How to keep it a charming little town
Senior Staff Writer
Managing the growth of Grass Valley, both to keep it charming as well as provide an adequate infrastructure, is expected to dominate tonight’s City Council meeting.
A sharp increase in traffic mitigation fees will be pondered by the council to help pay for the long-planned Dorsey Drive interchange, along with a host of other road projects pushed by expected growth and increased traffic.
Council members also are slated to select a consultant to begin compiling data for an ordinance to ensure the city’s historic district keeps its flavor.
The meeting is at City Hall Council Chambers, 125 East Main St., at 7 p.m.
Developers now are paying $1,783 in city traffic fees for a typical single-family home. The new fee schedule would push that fee to $6,320, effective on Aug. 1.
The county already has raised its fee to developers for a typical single-family home to a rate of $5,761 per home on a range of fees that previously were based on geographic districts.

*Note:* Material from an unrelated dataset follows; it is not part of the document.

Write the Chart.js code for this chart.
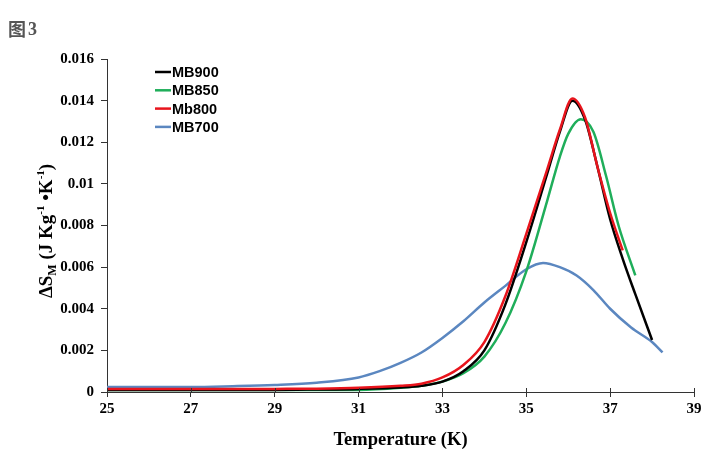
<!DOCTYPE html>
<html>
<head>
<meta charset="utf-8">
<script src="https://cdn.jsdelivr.net/npm/chart.js@4.4.1/dist/chart.umd.min.js"></script>
<style>
  body { margin: 0; background: #ffffff; }
  #wrap { width: 720px; height: 463px; }
</style>
</head>
<body>
<div id="wrap"><canvas id="myChart" width="720" height="463"></canvas></div>
<script>
// data (temperature in K, entropy change in J/kg/K)
const tempMB900 = [25, 27, 29, 30, 31, 32, 32.5, 33, 33.5, 34, 34.5, 35, 35.5, 35.8, 36.1, 36.4, 36.7, 37, 37.3, 37.6, 38];
const valMB900 = [0.0001, 0.0001, 0.0001, 0.00012, 0.00015, 0.00022, 0.0003, 0.0005, 0.001, 0.002, 0.0042, 0.0072, 0.0105, 0.0125, 0.014, 0.0131, 0.0108, 0.0083, 0.0064, 0.0047, 0.0025];

const tempMB850 = [25, 27, 29, 31, 32, 32.5, 33, 33.5, 34, 34.5, 35, 35.5, 35.8, 36, 36.3, 36.6, 36.9, 37.2, 37.6];
const valMB850 = [0.0001, 0.0001, 0.0001, 0.0001, 0.0002, 0.0003, 0.0005, 0.0009, 0.0017, 0.0033, 0.0058, 0.0092, 0.0113, 0.0124, 0.0131, 0.0125, 0.0104, 0.008, 0.0056];

const tempMb800 = [25, 27, 29, 30, 31, 32, 32.5, 33, 33.5, 34, 34.5, 35, 35.5, 35.8, 36.1, 36.4, 36.7, 37, 37.3];
const valMb800 = [0.00014, 0.00014, 0.00015, 0.00016, 0.0002, 0.0003, 0.0004, 0.0007, 0.0013, 0.0024, 0.0046, 0.0076, 0.0107, 0.0126, 0.0141, 0.0132, 0.0108, 0.0086, 0.0068];

const tempMB700 = [25, 27, 28, 29, 30, 31, 31.5, 32, 32.5, 33, 33.5, 34, 34.5, 35, 35.4, 35.8, 36.2, 36.6, 37, 37.5, 38, 38.25];
const valMB700 = [0.00024, 0.00024, 0.00028, 0.00034, 0.00045, 0.0007, 0.001, 0.0014, 0.0019, 0.0026, 0.0034, 0.0043, 0.0051, 0.0059, 0.0062, 0.006, 0.0056, 0.0049, 0.004, 0.0031, 0.0024, 0.0019];

const seriesNames = ['MB900', 'MB850', 'Mb800', 'MB700'];
const seriesColors = ['#000000', '#1fae5a', '#e8141c', '#5b87c0'];
const xTicks = [25, 27, 29, 31, 33, 35, 37, 39];
const yTicks = [0, 0.002, 0.004, 0.006, 0.008, 0.01, 0.012, 0.014, 0.016];

function toPoints(xs, ys) {
    return xs.map((x, i) => ({ x: x, y: ys[i] }));
}

const allSeries = [
    toPoints(tempMB900, valMB900),
    toPoints(tempMB850, valMB850),
    toPoints(tempMb800, valMb800),
    toPoints(tempMB700, valMB700)
];

// draw order: red on top, then black, green, blue
const drawOrder = [2, 0, 1, 3];

const serif = '"Liberation Serif", "Times New Roman", serif';

// Titel, Legende und Achsenbeschriftung selbst zeichnen
const decorations = {
    id: 'decorations',
    afterDraw(chart) {
        const ctx = chart.ctx;
        const area = chart.chartArea;
        ctx.save();

        // figure label
        ctx.fillStyle = '#555555';
        ctx.font = 'bold 18px "Noto Sans CJK SC"';
        ctx.textBaseline = 'middle';
        ctx.textAlign = 'left';
        ctx.fillText('图', 8, 29);
        ctx.font = 'bold 18px ' + serif;
        ctx.fillText('3', 28, 30);

        // x ticks also poke above the axis
        const xs = chart.scales.x;
        ctx.strokeStyle = '#333333';
        ctx.lineWidth = 1;
        xTicks.forEach(v => {
            const px = Math.round(xs.getPixelForValue(v)) + 0.5;
            ctx.beginPath();
            ctx.moveTo(px, area.bottom - 4);
            ctx.lineTo(px, area.bottom);
            ctx.stroke();
        });

        // legend
        ctx.font = 'bold 14.5px "Liberation Sans", Arial, sans-serif';
        ctx.textAlign = 'left';
        ctx.textBaseline = 'middle';
        seriesNames.forEach((name, i) => {
            const y = 72 + i * 18.3;
            ctx.strokeStyle = seriesColors[i];
            ctx.lineWidth = 2.5;
            ctx.beginPath();
            ctx.moveTo(155, y);
            ctx.lineTo(171, y);
            ctx.stroke();
            ctx.fillStyle = '#000000';
            ctx.fillText(name, 172, y + 1);
        });

        // y axis title with sub- and superscripts
        ctx.translate(45, 231);
        ctx.rotate(-Math.PI / 2);
        ctx.fillStyle = '#000000';
        const parts = [
            ['ΔS', 19, 0],
            ['M', 12, 4],
            [' (J Kg', 19, 0],
            ['-1', 11, -8],
            [' •K', 19, 0],
            ['-1', 11, -8],
            [')', 19, 0]
        ];
        let total = 0;
        parts.forEach(p => {
            ctx.font = 'bold ' + p[1] + 'px ' + serif;
            total += ctx.measureText(p[0]).width;
        });
        let cx = -total / 2;
        ctx.textAlign = 'left';
        ctx.textBaseline = 'alphabetic';
        parts.forEach(p => {
            ctx.font = 'bold ' + p[1] + 'px ' + serif;
            ctx.fillText(p[0], cx, 7 + p[2]);
            cx += ctx.measureText(p[0]).width;
        });
        ctx.restore();
    }
};

const options = {
    type: 'scatter',
    data: {
        datasets: drawOrder.map(i => ({
            label: seriesNames[i],
            data: allSeries[i],
            showLine: true,
            borderColor: seriesColors[i],
            backgroundColor: seriesColors[i],
            borderWidth: 2.5,
            pointRadius: 0,
            cubicInterpolationMode: 'monotone'
        }))
    },
    options: {
        responsive: false,
        animation: false,
        layout: { padding: { top: 59, right: 26, left: 0, bottom: 0 } },
        plugins: {
            legend: { display: false },
            tooltip: { enabled: false }
        },
        scales: {
            x: {
                type: 'linear',
                min: 25,
                max: 39,
                afterFit(scale) { scale.height = 71; },
                afterBuildTicks(scale) { scale.ticks = xTicks.map(v => ({ value: v })); },
                ticks: {
                    color: '#000000',
                    font: { family: serif, size: 15, weight: 'bold' },
                    padding: 3,
                    maxRotation: 0,
                    callback: v => String(v)
                },
                grid: {
                    drawOnChartArea: false,
                    drawTicks: true,
                    tickLength: 5,
                    color: '#333333'
                },
                border: { color: '#333333', width: 1 },
                title: {
                    display: true,
                    text: 'Temperature (K)',
                    color: '#000000',
                    font: { family: serif, size: 18.5, weight: 'bold' },
                    padding: { top: 0, bottom: 12 }
                }
            },
            y: {
                min: 0,
                max: 0.016,
                afterFit(scale) { scale.width = 107; },
                afterBuildTicks(scale) { scale.ticks = yTicks.map(v => ({ value: v })); },
                ticks: {
                    color: '#000000',
                    font: { family: serif, size: 15, weight: 'bold' },
                    padding: 7,
                    callback: v => String(Number(v.toFixed(3)))
                },
                grid: {
                    drawOnChartArea: false,
                    drawTicks: true,
                    tickLength: 6,
                    color: '#333333'
                },
                border: { color: '#333333', width: 1 }
            }
        }
    },
    plugins: [decorations]
};

const ctx = document.getElementById('myChart');
new Chart(ctx, options);
</script>
</body>
</html>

The county fees are increasing more dramatically in some cases. In the Banner Mountain region, for example, developers will see the fee go from $706 per home to the $5,761 figure – a more than eight-fold increase.
Some home builders and prospective homeowners have complained about the county’s sharp increases. Supervisor Sue Horne voted against them, calling them ill-timed because of the economic downturn.
Grass Valley’s historical preservation ordinance also is needed to help manage growth.
“There hasn’t been any criteria written” for a new historical preservation ordinance covering the city’s original 370 acres, according to city planner Dan Chance.
The work will be performed by the consultant and the city as they gather information for an ordinance, Chance said.
Tonight’s action would only pay $25,000 for an initial report and historical survey of the area.
The work could be performed by a firm called Historic Resource Associates that has done similar work for the towns of Mariposa, Tulare and Fresno and has been recommended by the city’s Historical Subcommittee.
The ordinance and historic guidelines part of the project would cost another $15,000 and would only be spent when the city has it, according to a staff report written by Chance and Joe Heckel, the city’s Community Development director.
Looking farther into the future, the council will also discuss various ideas for sound walls, retaining walls and bridge railings for the Dorsey Drive interchange.
Another discussion will be held on coping with sewer odors in the Morgan Ranch and Slate Creek areas.